Punto e a capo. Amen.
Quando Mike Bloomfield, che all’epoca era il chitarrista più famoso e stimato nella scena americana, assistette ad un suo concerto per la prima volta, ne uscì devastato. Disse: “Intorno a me esplodevano bombe atomiche, e missili teleguidati volavano da tutte le parti. Non so nemmeno io spiegare quali suoni uscissero da quella chitarra”. Hendrix è la più rivoluzionaria delle rivoluzioni. E’ come riscrivere le regole della sintassi lasciando però le ultime pagine della grammatica bianche, perché un disco di Hendrix lascia aperte infinite porte a chi vuole entrare dopo di lui. Due sue esibizioni, in particolare, sono entrate di prepotenza nell’immaginario collettivo: il suo esordio al festival di Monterey del 1967, in cui concluse la performance dando fuoco alla sua chitarra davanti ad un pubblico allibito, e la chiusura del festival di Woodstock del 1969, durante la quale reinterpretò l’inno nazionale statunitense in modo provocatoriamente distorto .
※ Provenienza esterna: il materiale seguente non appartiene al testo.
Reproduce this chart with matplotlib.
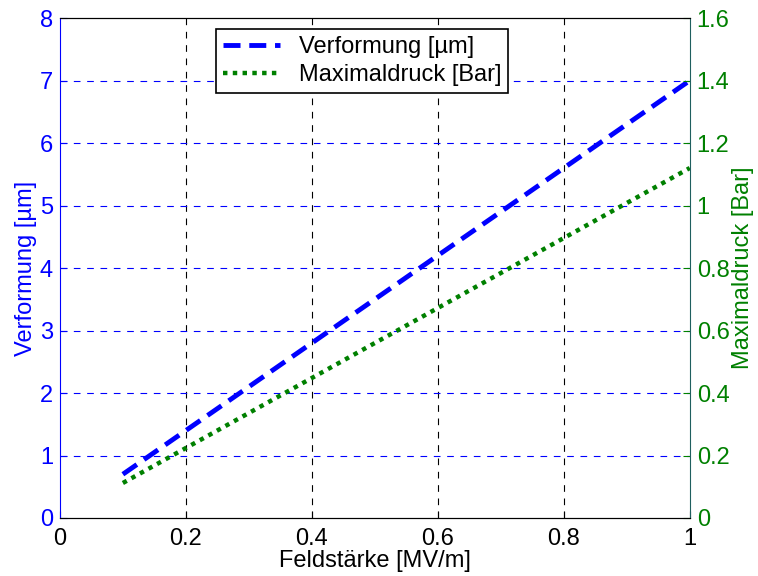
import matplotlib.pyplot as plt

# field strength [MV/m] and the two responses
feld = [0.1, 1.0]
verformung = [0.7, 7.0]
maximaldruck = [0.112, 1.12]

x_ticks = [0, 0.2, 0.4, 0.6, 0.8, 1]
left_ticks = [0, 1, 2, 3, 4, 5, 6, 7, 8]
right_ticks = [0, 0.2, 0.4, 0.6, 0.8, 1, 1.2, 1.4, 1.6]
right_labels = ["0", "0.2", "0.4", "0.6", "0.8", "1", "1.2", "1.4", "1.6"]

plt.rcParams["font.family"] = ["Liberation Sans", "DejaVu Sans"]
fs = 17
green = "#008000"

fig = plt.figure(figsize=(7.58, 5.76), dpi=100)
ax = fig.add_axes([0.079, 0.1007, 0.831, 0.868])
ax2 = ax.twinx()

l1, = ax.plot(feld, verformung, color="blue", linestyle=(0, (3.5, 1.8)), linewidth=3.5)
l2, = ax2.plot(feld, maximaldruck, color=green, linestyle=(0, (1, 1.2)), linewidth=3.2)

ax.set_xlim(0, 1)
ax.set_ylim(0, 8)
ax2.set_ylim(0, 1.6)
ax.set_xticks(x_ticks)
ax.set_xticklabels(["0", "0.2", "0.4", "0.6", "0.8", "1"])
ax.set_yticks(left_ticks)
ax2.set_yticks(right_ticks)
ax2.set_yticklabels(right_labels)

ax.tick_params(axis="x", direction="in", labelsize=fs, colors="black", length=5, pad=7)
ax.tick_params(axis="y", direction="in", labelsize=fs, colors="blue", length=5, pad=5)
ax2.tick_params(axis="y", direction="in", labelsize=fs, colors=green, length=5, pad=5)

# grid: black dashed verticals, blue dashed horizontals
for xv in x_ticks[1:-1]:
    ax.axvline(xv, color="black", linestyle=(0, (6, 6)), linewidth=0.8, zorder=0)
for yv in left_ticks[1:-1]:
    ax.axhline(yv, color="blue", linestyle=(0, (6, 6)), linewidth=0.8, zorder=0)

ax.spines["left"].set_color("blue")
ax.spines["right"].set_visible(False)
ax2.spines["left"].set_visible(False)
ax2.spines["right"].set_color("#1f5f5f")
ax2.spines["top"].set_color("black")
ax2.spines["bottom"].set_color("black")

ax.set_xlabel("Feldstärke [MV/m]", fontsize=fs, labelpad=0)
ax.set_ylabel("Verformung [µm]", fontsize=fs, color="blue", labelpad=2)
ax2.set_ylabel("Maximaldruck [Bar]", fontsize=fs, color=green, labelpad=2)

leg = ax2.legend([l1, l2], ["Verformung [µm]", "Maximaldruck [Bar]"],
                 loc="upper center", bbox_to_anchor=(0.48, 0.978), fontsize=fs,
                 fancybox=False, framealpha=1, edgecolor="black",
                 handlelength=2.4, borderpad=0.3, labelspacing=0.25,
                 handletextpad=0.8, borderaxespad=0)
leg.get_frame().set_linewidth(1.2)

fig.savefig("out.png", dpi=100)
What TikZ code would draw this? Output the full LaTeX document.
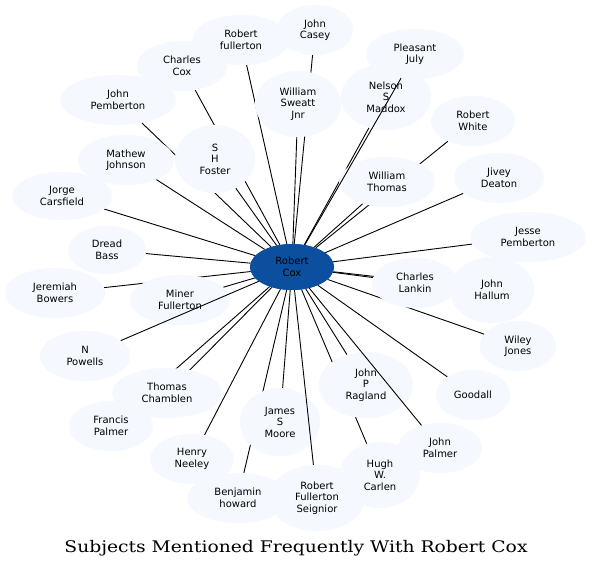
\documentclass[tikz,border=0pt]{standalone}
\usepackage{fontspec}
\setmainfont{DejaVu Sans}
\newfontfamily\titlefont[FakeStretch=1.17]{DejaVu Serif}
\usetikzlibrary{shapes.geometric}
\definecolor{nodefill}{RGB}{245,249,255}
\definecolor{centerfill}{RGB}{11,79,158}
\tikzset{
  person/.style={ellipse, fill=nodefill, draw=none, inner sep=0pt, align=center,
    font=\fontsize{10}{11.5}\selectfont},
  hub/.style={person, fill=centerfill},
  link/.style={draw=black, line width=0.9pt},
  allnodes/.code={},
}
\newcommand{\peoplenodes}[1]{%
\path
 (315,30)  node[person, minimum width=76pt,  minimum height=50pt] (casey#1) {John\\Casey}
 (241,40)  node[person, minimum width=96pt,  minimum height=50pt] (rfullerton#1) {Robert\\fullerton}
 (182,66)  node[person, minimum width=90pt,  minimum height=50pt] (ccox#1) {Charles\\Cox}
 (118,100) node[person, minimum width=116pt, minimum height=50pt] (jpemberton#1) {John\\Pemberton}
 (298,104) node[person, minimum width=86pt,  minimum height=66pt] (sweatt#1) {William\\Sweatt\\Jnr}
 (215,159) node[person, minimum width=80pt,  minimum height=68pt] (foster#1) {S\\H\\Foster}
 (126,160) node[person, minimum width=96pt,  minimum height=50pt] (mjohnson#1) {Mathew\\Johnson}
 (62,196)  node[person, minimum width=100pt, minimum height=48pt] (jorge#1) {Jorge\\Carsfield}
 (107,250) node[person, minimum width=78pt,  minimum height=48pt] (dread#1) {Dread\\Bass}
 (415,54)  node[person, minimum width=98pt,  minimum height=50pt] (pleasant#1) {Pleasant\\July}
 (386,97)  node[person, minimum width=90pt,  minimum height=66pt] (nelson#1) {Nelson\\S\\Maddox}
 (473,121) node[person, minimum width=84pt,  minimum height=50pt] (rwhite#1) {Robert\\White}
 (387,182) node[person, minimum width=96pt,  minimum height=50pt] (wthomas#1) {William\\Thomas}
 (499,178) node[person, minimum width=90pt,  minimum height=50pt] (jivey#1) {Jivey\\Deaton}
 (528,237) node[person, minimum width=116pt, minimum height=50pt] (jesse#1) {Jesse\\Pemberton}
 (492,290) node[person, minimum width=84pt,  minimum height=66pt] (hallum#1) {John\\Hallum}
 (415,283) node[person, minimum width=86pt,  minimum height=50pt] (lankin#1) {Charles\\Lankin}
 (518,346) node[person, minimum width=76pt,  minimum height=50pt] (wiley#1) {Wiley\\Jones}
 (473,395) node[person, minimum width=74pt,  minimum height=50pt] (goodall#1) {Goodall}
 (380,475) node[person, minimum width=80pt,  minimum height=66pt] (carlen#1) {Hugh\\W.\\Carlen}
 (366,385) node[person, minimum width=94pt,  minimum height=66pt] (ragland#1) {John\\P\\Ragland}
 (440,448) node[person, minimum width=84pt,  minimum height=50pt] (jpalmer#1) {John\\Palmer}
 (317,498) node[person, minimum width=96pt,  minimum height=66pt] (seignior#1) {Robert\\Fullerton\\Seignior}
 (238,498) node[person, minimum width=102pt, minimum height=50pt] (bhoward#1) {Benjamin\\howard}
 (280,422) node[person, minimum width=80pt,  minimum height=68pt] (moore#1) {James\\S\\Moore}
 (192,459) node[person, minimum width=84pt,  minimum height=50pt] (neeley#1) {Henry\\Neeley}
 (111,426) node[person, minimum width=84pt,  minimum height=50pt] (fpalmer#1) {Francis\\Palmer}
 (167,393) node[person, minimum width=110pt, minimum height=50pt] (chamblen#1) {Thomas\\Chamblen}
 (85,356)  node[person, minimum width=90pt,  minimum height=50pt] (powells#1) {N\\Powells}
 (55,293)  node[person, minimum width=100pt, minimum height=50pt] (jeremiah#1) {Jeremiah\\Bowers}
 (180,300) node[person, minimum width=100pt, minimum height=50pt] (miner#1) {Miner\\Fullerton}
 (292,267) node[hub, minimum width=84pt, minimum height=46pt] (rcox#1) {Robert\\Cox};}
\begin{document}
\begin{tikzpicture}[x=1pt,y=-1pt]
\useasboundingbox (0,0) rectangle (592,569);
% nodes placed first so that the edges can refer to them
\peoplenodes{}
% edges that the nodes cover
\foreach \t in {casey,rfullerton,ccox,jpemberton,sweatt,foster,mjohnson,jorge,dread,
  nelson,rwhite,wthomas,jivey,jesse,hallum,lankin,wiley,goodall,carlen,ragland,
  bhoward,moore,neeley,fpalmer,chamblen,jeremiah,miner}
  \draw[link] (rcox) -- (\t);
% the nodes again, on top of those edges
\peoplenodes{x}
% edges drawn over other nodes
\draw[link] (rcox) -- (pleasant);
\draw[link] (rcox) -- (powells);
\draw[link] (rcox) -- (jpalmer);
\draw[link] (rcox) -- (seignior);
\node[font=\titlefont\fontsize{16}{18}\selectfont] (title) at (296,548) {Subjects Mentioned Frequently With Robert Cox};
\end{tikzpicture}
\end{document}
La mattina del 18 settembre 1970 Hendrix viene trovato morto nel suo appartamento, pare soffocato da un improvviso conato di vomito causato da un cocktail di alcool e tranquillanti. Naturalmente , come nella migliore tradizione, le cause della sua morte non sono comunque chiare.
Secondo la classifica stilata nel 2011 dalla rivista Rolling Stone, è stato il più grande chitarrista di tutti i tempi.